The title is not the start of a bad joke but rather the start of a true story that could serve as a parable of sorts. The names have been changed to protect the mostly innocent. Keen observers and those who know me in “real life” might be able to figure out who the people are and that is fine.
Picture it. Haebangchon, Seoul 2012. Eduardo, Harry and Daljeet walked into a bar. Over
too many gin and tonics they caught up on each others’ lives and teaching situations. The conversation, as it frequently did, turned to their complaints about the EFL industry in South Korea and around the world. They bitched about TESOL organizations, textbooks and the admin where they worked among other things. On this night, the topics that drew the most ire were racism and native-speakerism in Korea and around world. As the drinks flowed the rage grew. While the lads had all been hired as “native speakers” and benefited from the situation in Korea, they were driven by a sense of fairness as well as hopes that Korean students would get the best education possible. They could see this was not happening.
Eddie, Harry, and Daljeet had varying degrees of experience working with untrained native speakers and felt the system was broken. They had seen and dealt with a lot of shite native teachers and didn’t think the way hiring foreign teachers in Korea was reasonable or helpful. They had varying degrees of disdain for the hiring system and its results.
The boys had all finished their MAs in TESOL or Applied Linguistics within the past 4 years and were deeply affected by their readings, discussions, and assignments related to native-speakerism. They were hyped up on ideas of fairness and equity. And yes, gin.
Harry mentioned how he’d recently seen a job ad requiring only native-speakers from a small list of countries to be hired as teachers in Seoul.This was it. After
talking bitching about the situation for an hour this ad set them off. There was nothing particularly new or different about the ad but it happen to be in front of them. It came to symbolize everything that was wrong with the industry.
Job ads usually contain contact info. This particular ad contained the contact info for the Korean-American coordinator, including his cell phone number. Can you see where this is going? Yep. All fired up on gin and equity they decided to place a call to the coordinator.It was just after 11:00 pm.
They decided not to call the coordinator on their cellphones (for fear of callbacks and/or repercussions) and decided to call via Skype. This being Seoul there was wifi in the bar. Eddie was carrying his laptop with him, as he is wont to do.
Eddie left a series of semi-coherent messages imploring the coordinator to change his ineffective and immoral hiring policies. He appealed to the coordinator’s sense of fairness and justice. He talked about helping Korea get away from the perception of racism in its hiring practices and how the hiring just native speakers might be hurting Korea. Since he only left messages we can only guess about the impact these messages might have had. My guess is that they were not very effective. The coordinator probably listened to them over his morning coffee and thought some people have too much time on their hands.
With some distance I can say Eddie (who is, in fact, me) is much more of a fool and perhaps a coward than a hero. He called out the coordinator for a policy the coordinator surely is not in charge of. It is an issue of visas and not the coordinator’s own personal preference or racism. This decision was made by people much higher up.
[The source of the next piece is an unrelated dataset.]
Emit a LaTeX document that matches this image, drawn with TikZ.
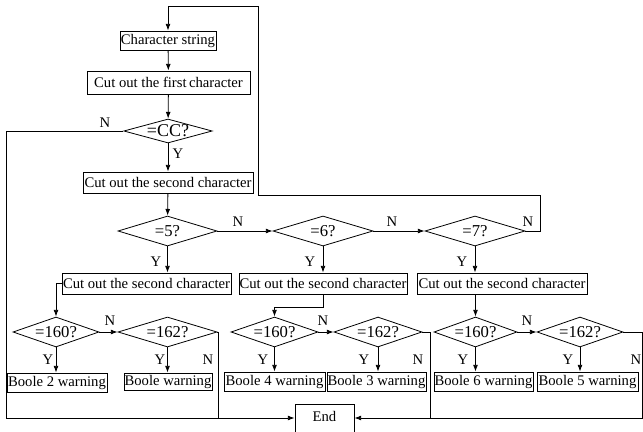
\documentclass[tikz,border=0pt]{standalone}
\usepackage{fontspec}
\setmainfont{Liberation Serif}
\usetikzlibrary{arrows.meta,shapes.geometric}
\begin{document}
\begin{tikzpicture}[x=0.75pt,y=-0.75pt,
  font=\fontsize{11pt}{13pt}\selectfont,
  line width=0.6pt,
  box/.style={draw,inner sep=0pt,rectangle},
  dia/.style={draw,diamond,aspect=3,inner sep=0pt,minimum height=22.5pt,font=\fontsize{12.5pt}{14pt}\selectfont},
  lbl/.style={inner sep=0pt},
  arr/.style={-{Latex[length=5pt,width=3.6pt]}}]
\useasboundingbox (0,0) rectangle (643,432);
% boxes
\node[box,minimum width=72pt,minimum height=14.25pt] (cs) at (168,40.5) {Character string};
\node[box,minimum width=122.25pt,minimum height=17.25pt] (c1) at (168.5,82.5) {Cut out the first\,character};
\node[dia,aspect=3.8,minimum width=64.5pt,minimum height=18pt,font=\fontsize{13.5pt}{15pt}\selectfont] (dcc) at (168,131) {=CC?};
\node[box,minimum width=127.5pt,minimum height=15.75pt] (c2) at (168,182.5) {Cut out the second character};
\node[dia,minimum width=74.25pt] (d5) at (167.5,231) {=5?};
\node[dia,minimum width=75pt] (d6) at (323,231) {=6?};
\node[dia,minimum width=75pt] (d7) at (475,231) {=7?};
\node[box,minimum width=126.75pt,minimum height=15.75pt] (b1) at (146.5,283.5) {Cut out the second character};
\node[box,minimum width=126pt,minimum height=15.75pt] (b2) at (323,283.5) {Cut out the second character};
\node[box,minimum width=127.5pt,minimum height=15.75pt] (b3) at (502,283.5) {Cut out the second character};
\node[dia,minimum width=64.5pt] (e1) at (56,332) {=160?};
\node[dia,minimum width=74.25pt] (e2) at (167.5,332) {=162?};
\node[dia,minimum width=65.25pt] (e3) at (274.5,332) {=160?};
\node[dia,minimum width=66pt] (e4) at (378,332) {=162?};
\node[dia,minimum width=62.25pt] (e5) at (475.5,332) {=160?};
\node[dia,minimum width=64.5pt] (e6) at (580,332) {=162?};
\node[box,minimum width=75pt,minimum height=14.25pt] (w1) at (57,382.5) {Boole 2 warning};
\node[box,minimum width=66pt,minimum height=12.75pt] (w2) at (168,381.5) {Boole warning};
\node[box,minimum width=75.75pt,minimum height=14.25pt] (w3) at (274.5,381.5) {Boole 4 warning};
\node[box,minimum width=74.25pt,minimum height=14.25pt] (w4) at (376.5,381.5) {Boole 3 warning};
\node[box,minimum width=74.25pt,minimum height=14.25pt] (w5) at (483.5,381.5) {Boole 6 warning};
\node[box,minimum width=75.75pt,minimum height=14.25pt] (w6) at (587.5,381.5) {Boole 5 warning};
\node[box,minimum width=44.25pt,minimum height=25.5pt,text height=6.8pt,text depth=6.2pt] (End) at (324.5,421) {End};
% coordinates
\coordinate (l1) at (540,231);
\coordinate (l2) at (540,195);
\coordinate (l3) at (258,195);
\coordinate (l4) at (258,6);
\coordinate (l5) at (168,6);
\coordinate (n1) at (6,131);
\coordinate (n2) at (6,418);
\coordinate (k1) at (323,307);
\coordinate (k2) at (274.5,307);
\coordinate (j1) at (218,332);
\coordinate (j2) at (218,418);
\coordinate (j3) at (430,332);
\coordinate (j4) at (430,418);
\coordinate (j5) at (642,332);
\coordinate (j6) at (642,418);
% connectors
\draw[arr] (cs) -- (c1);
\draw[arr] (c1) -- (dcc);
\draw[arr] (dcc) -- (c2);
\draw[arr] (c2) -- (d5);
\draw[arr] (d7.east) -- (l1) -- (l2) -- (l3) -- (l4) -- (l5) -- (cs.north);
\draw[arr] (dcc.west) -- (n1) -- (n2) -- (End.west |- n2);
\draw[arr] (d5.east) -- (d6.west);
\draw[arr] (d6.east) -- (d7.west);
\draw[arr] (d5.south) -- (d5.south |- b1.north);
\draw[arr] (d6.south) -- (b2.north);
\draw[arr] (d7.south) -- (d7.south |- b3.north);
\draw[arr] (b1.west) -| (e1.north);
\draw[arr] (b2.south) -- (k1) -- (k2) -- (e3.north);
\draw[arr] (e5.north |- b3.south) -- (e5.north);
\draw[arr] (e1.east) -- (e2.west);
\draw[arr] (e3.east) -- (e4.west);
\draw[arr] (e5.east) -- (e6.west);
\foreach \d/\w in {e1/w1,e2/w2,e3/w3,e4/w4,e5/w5,e6/w6}
  \draw[arr] (\d.south) -- (\d.south |- \w.north);
\draw (e2.east) -- (j1) -- (j2);
\draw[arr] (e4.east) -- (j3) -- (j4) -- (End.east |- j4);
\draw (e6.east) -- (j5) -- (j6) -- (j4);
% labels
\node[lbl] (tN1) at (105,123) {N};
\node[lbl] (tY1) at (178,154) {Y};
\node[lbl] (tN2) at (238,222) {N};
\node[lbl] (tN3) at (392,222) {N};
\node[lbl] (tN4) at (528,222) {N};
\node[lbl] (tY2) at (156,262) {Y};
\node[lbl] (tY3) at (310,262) {Y};
\node[lbl] (tY4) at (462,262) {Y};
\node[lbl] (tN5) at (110,321) {N};
\node[lbl] (tN6) at (323,321) {N};
\node[lbl] (tN7) at (527,321) {N};
\node[lbl] (tY5) at (48,360) {Y};
\node[lbl] (tY6) at (160,360) {Y};
\node[lbl] (tN8) at (208,360) {N};
\node[lbl] (tY7) at (263,360) {Y};
\node[lbl] (tY8) at (364,360) {Y};
\node[lbl] (tN9) at (418,360) {N};
\node[lbl] (tY9) at (463,360) {Y};
\node[lbl] (tY10) at (568,360) {Y};
\node[lbl] (tN10) at (636,360) {N};
\end{tikzpicture}
\end{document}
I think these phone calls were a case of the wrong target and the wrong approach. I don’t think it is useful to vilify someone for something they have no power over. What would I have the coordinator do, leave his job in protest in order to be replaced by someone who would have the same directives? I believe the above story is an example of misguided idealism and poor manners.
I wrote above that this story happened in 2012 but it could have been 2013. I think it was 2012. In any case it was surely before I was aware of TEFL Equity Advocates. A recent post over there highlights “Five ways to speak out against the discrimination of non-native English teachers” This post would have been useful for Eddie/Mike and the boys back then. I think there is a good reason why “leaving slurred messages on coordinators’ voicemail” is not mentioned as one of the five ways.
Rather than finishing on a self-flagellating note perhaps I can share some good news. Last week at the KOTESOL National Conference I had the pleasure of speaking to Lindsay Herron, the President of KOTESOL. She informed me that KOTESOL had a new policy for their job board and suspected I might be happy to see it. I was, especially since in the past I wondered if TESOL orgs should allow ads with discriminatory language.
I mentioned at the start that this could potentially be something of a parable. So, Dear Reader, any takeaways you’d like to share?